The official start date for the Atlantic hurricane season was June 1, 2020.
Anyone who’s lived through a hurricane knows how devastating they can be. The wind and water destruction are unparalleled.
Thankfully, meteorologists have the tools to help predict when a storm is forming and where it’s likely headed. We can use these predictions to prepare by stocking up on supplies and securing our homes.
Markets have hurricanes from time to time, too… and the action in March was a Category 5.
Using my data like a weather radar, last week I warned to beware the extreme greed gaining momentum in the markets… that eventually this buying would boil over and become fear.
And boy, was that the right message.
Since then, two market benchmarks—the iShares Russell 2000 ETF (IWM) and the SPDR S&P 500 ETF (SPY)—have fallen nearly 10% and 6%, respectively.
As I’ve been saying for weeks, markets are extremely overbought and due for a pullback. Peak exuberance is here… but the best time to invest in stocks isn’t when people are clamoring to buy them—it’s when they’re dying to get out.
Thursday’s 6.75% pullback in SPY was like a sudden, nasty hurricane… And with it came the dangerously high waters that hurricanes often leave behind. FOMO buying may be the tide that lifts the market… but investor greed is the storm surge.
And just like high tides eventually recede, buying mania will eventually become a pullback…
The Big Money Index is falling
There’s one force that ultimately determines the market’s direction: supply and demand. After years of handling billions of dollars in Wall Street trades, I learned to pay attention to the buying and selling habits of large trading firms—the “Big Money” buyers and trends.
When Big Money is flowing in, stocks race higher. When it’s flowing out, stocks fall.
Right now, the Big Money stopped buying… and there’s a very good chance it means they’re prepping to get out of stocks.
Below is the Mapsignals Big Money Index. It is a proprietary index that measures the estimated buying volumes of the Big Money players. All major U.S. indexes correlate to Big Money buying, so I use the well-known S&P 500 as a benchmark.

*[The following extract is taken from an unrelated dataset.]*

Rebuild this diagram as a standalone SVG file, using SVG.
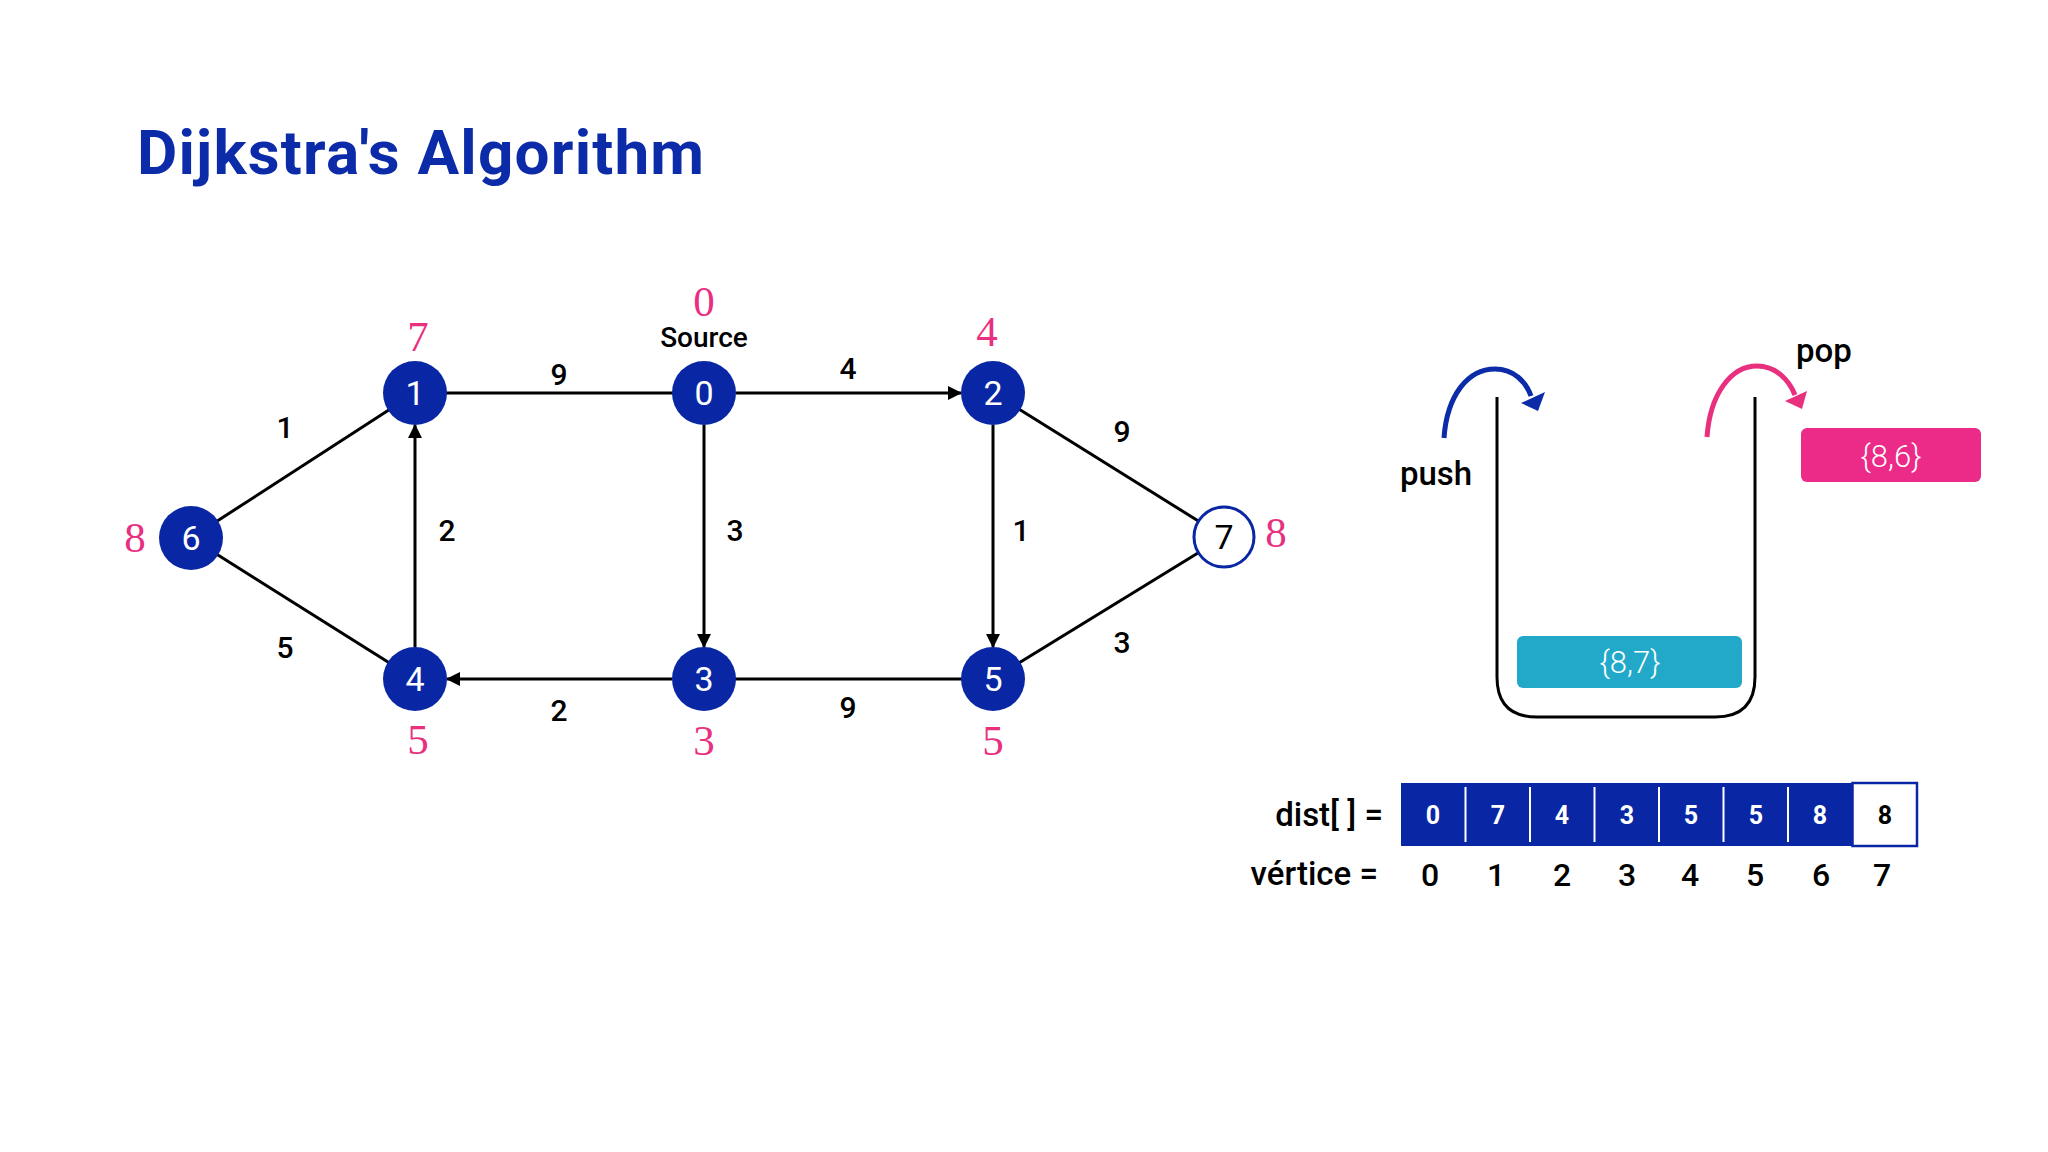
<svg xmlns="http://www.w3.org/2000/svg" width="2048" height="1152" viewBox="0 0 2048 1152">
<style>
.edge{stroke:#000;stroke-width:3;fill:none}
.node{fill:#0927a5}
.nlabel{font-family:Roboto,"Liberation Sans",sans-serif;font-size:34px;fill:#fff;text-anchor:middle}
.dist{font-family:"Liberation Serif",serif;font-size:43px;fill:#e9307f;text-anchor:middle}
.w{font-family:Roboto,"Liberation Sans",sans-serif;font-weight:500;font-size:30px;fill:#000;text-anchor:middle}
.lbl{font-family:Roboto,"Liberation Sans",sans-serif;font-weight:500;fill:#000}
.cell{font-family:Roboto,"Liberation Sans",sans-serif;font-weight:700;font-size:25px;fill:#fff;text-anchor:middle}
.vx{font-family:Roboto,"Liberation Sans",sans-serif;font-weight:500;font-size:32px;fill:#000;text-anchor:middle}
.box{font-family:Roboto,"Liberation Sans",sans-serif;font-weight:300;font-size:31px;fill:#fff;text-anchor:middle}
</style>
<defs>
<marker id="arr" markerWidth="14" markerHeight="14" refX="13" refY="7" orient="auto" markerUnits="userSpaceOnUse">
<path d="M0,0 L14,7 L0,14 z" fill="#000"/>
</marker>
</defs>
<rect width="2048" height="1152" fill="#fff"/>
<text x="137" y="174" font-family="Roboto,'Liberation Sans',sans-serif" font-weight="700" font-size="62" letter-spacing="1.2" fill="#0b2ba8">Dijkstra's Algorithm</text>

<g id="connectors">
<line class="edge" x1="191" y1="538" x2="415" y2="393"/>
<line class="edge" x1="191" y1="538" x2="415" y2="679"/>
<line class="edge" x1="415" y1="393" x2="704" y2="393"/>
<line class="edge" x1="736" y1="393" x2="961" y2="393" marker-end="url(#arr)"/>
<line class="edge" x1="704" y1="425" x2="704" y2="647" marker-end="url(#arr)"/>
<line class="edge" x1="993" y1="425" x2="993" y2="647" marker-end="url(#arr)"/>
<line class="edge" x1="415" y1="647" x2="415" y2="425" marker-end="url(#arr)"/>
<line class="edge" x1="672" y1="679" x2="447" y2="679" marker-end="url(#arr)"/>
<line class="edge" x1="704" y1="679" x2="993" y2="679"/>
<line class="edge" x1="993" y1="393" x2="1224" y2="537"/>
<line class="edge" x1="993" y1="679" x2="1224" y2="537"/>
<text class="w" x="559" y="385">9</text>
<text class="w" x="848" y="379">4</text>
<text class="w" x="285" y="438">1</text>
<text class="w" x="447" y="541">2</text>
<text class="w" x="735" y="541">3</text>
<text class="w" x="1021" y="541">1</text>
<text class="w" x="1122" y="442">9</text>
<text class="w" x="285" y="658">5</text>
<text class="w" x="559" y="721">2</text>
<text class="w" x="848" y="718">9</text>
<text class="w" x="1122" y="653">3</text>
</g>

<g id="node0"><circle class="node" cx="704" cy="393" r="32"/><text class="nlabel" x="704" y="405">0</text><text class="dist" x="704" y="316">0</text><text class="lbl" x="704" y="347" font-size="28" text-anchor="middle">Source</text></g>
<g id="node1"><circle class="node" cx="415" cy="393" r="32"/><text class="nlabel" x="415" y="405">1</text><text class="dist" x="418" y="351">7</text></g>
<g id="node2"><circle class="node" cx="993" cy="393" r="32"/><text class="nlabel" x="993" y="405">2</text><text class="dist" x="987" y="346">4</text></g>
<g id="node3"><circle class="node" cx="704" cy="679" r="32"/><text class="nlabel" x="704" y="691">3</text><text class="dist" x="704" y="755">3</text></g>
<g id="node4"><circle class="node" cx="415" cy="679" r="32"/><text class="nlabel" x="415" y="691">4</text><text class="dist" x="418" y="754">5</text></g>
<g id="node5"><circle class="node" cx="993" cy="679" r="32"/><text class="nlabel" x="993" y="691">5</text><text class="dist" x="993" y="755">5</text></g>
<g id="node6"><circle class="node" cx="191" cy="538" r="32"/><text class="nlabel" x="191" y="550">6</text><text class="dist" x="135" y="552">8</text></g>
<g id="node7"><circle cx="1224" cy="537" r="30" fill="#fff" stroke="#0927a5" stroke-width="3"/><text class="nlabel" x="1224" y="549" style="fill:#000">7</text><text class="dist" x="1276" y="547">8</text></g>

<g id="stack">
<path d="M1497,397 V677 Q1497,717 1537,717 H1715 Q1755,717 1755,677 V397" fill="none" stroke="#000" stroke-width="3"/>
<rect x="1517" y="636" width="225" height="52" rx="6" fill="#22a9c9"/>
<text class="box" x="1630" y="673">{8,7}</text>
</g>

<g id="push">
<path d="M1444,438 C1447,395 1468,369 1495,369 C1514,369 1526,382 1531,396" fill="none" stroke="#0b2ba8" stroke-width="5"/>
<polygon points="1538,411 1521,403 1545,392" fill="#0b2ba8"/>
<text class="lbl" x="1436" y="485" font-size="33" text-anchor="middle">push</text>
</g>

<g id="pop">
<path d="M1707,437 C1710,394 1731,366 1757,366 C1776,366 1789,380 1795,395" fill="none" stroke="#e9307f" stroke-width="5"/>
<polygon points="1802,409 1785,401 1807,391" fill="#e9307f"/>
<text class="lbl" x="1824" y="362" font-size="33" text-anchor="middle">pop</text>
<rect x="1801" y="428" width="180" height="54" rx="6" fill="#ec2a87"/>
<text class="box" x="1891" y="467">{8,6}</text>
</g>

<g id="dist-array">
<text class="lbl" x="1383" y="826" font-size="33" text-anchor="end">dist[ ] =</text>
<text class="lbl" x="1378" y="885" font-size="33" text-anchor="end">vértice =</text>
<rect x="1401" y="783" width="451.5" height="63" fill="#0927a5"/>
<rect x="1852.5" y="783" width="64.5" height="63" fill="#fff" stroke="#0927a5" stroke-width="2.5"/>
<g stroke="#fff" stroke-width="2">
<line x1="1465.5" y1="787" x2="1465.5" y2="842"/>
<line x1="1530" y1="787" x2="1530" y2="842"/>
<line x1="1594.5" y1="787" x2="1594.5" y2="842"/>
<line x1="1659" y1="787" x2="1659" y2="842"/>
<line x1="1723.5" y1="787" x2="1723.5" y2="842"/>
<line x1="1788" y1="787" x2="1788" y2="842"/>
</g>
<text class="cell" x="1433" y="824">0</text>
<text class="cell" x="1498" y="824">7</text>
<text class="cell" x="1562" y="824">4</text>
<text class="cell" x="1627" y="824">3</text>
<text class="cell" x="1691" y="824">5</text>
<text class="cell" x="1756" y="824">5</text>
<text class="cell" x="1820" y="824">8</text>
<text class="cell" x="1885" y="824" style="fill:#000">8</text>
<text class="vx" x="1430" y="886">0</text>
<text class="vx" x="1496" y="886">1</text>
<text class="vx" x="1562" y="886">2</text>
<text class="vx" x="1627" y="886">3</text>
<text class="vx" x="1690" y="886">4</text>
<text class="vx" x="1755" y="886">5</text>
<text class="vx" x="1821" y="886">6</text>
<text class="vx" x="1882" y="886">7</text>
</g>
</svg>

If the BMI is at or above the red line, then the market is overbought. As you can see, we’re extremely overbought right now… The market’s storm surge is high.
Right now, the BMI is the highest it’s been all year… But the BMI has just started to fall over the last two days. That’s the circle to the right. I’ve also circled early February—the last time we were overbought and the BMI fell.
As you can see, the BMI decline was well in advance of the pandemic pullback in the S&P 500 that occurred weeks later… And just like in early February, I fully expect the BMI to continue falling from here in the days and weeks ahead.
The phases of Big Money
A simple way to visualize where we are in the stream of things is to look at the four phases of Big Money market flows. Like hurricane tides and much else in life, buying and selling moves in waves.
The four phases are:
- Liftoff: Big Money buying is huge, and selling is nearly zero.
- Market peaks: Big Money buying slows and selling begins.
- Fear begins: Big Money buying slows significantly and selling intensifies.
- Peak fear: Big Money buying is nearly zero, and selling is huge.
When buying slowed last week, we entered Phase 2. Sellers are now matching buyers, which is a huge change from the massive buying we’ve seen recently.
This is a warning.
Phase 2 is typically the near-term peak for the market… i.e., high-water levels. And since the beginning of market hurricane season in March, the buying has gotten out of control.
If you’re wondering what to do with your money in today’s market, now is the time to be on guard. The best time for bargains is when market fear rises and stocks pull back… Personally, I’m preparing by moving cash to my brokerage account and getting a buy list ready.
Right now, the market radar is predicting another hurricane. What you do with your money today could be the difference between being prepared… and being caught without toilet paper, batteries, or water when the waves come crashing in.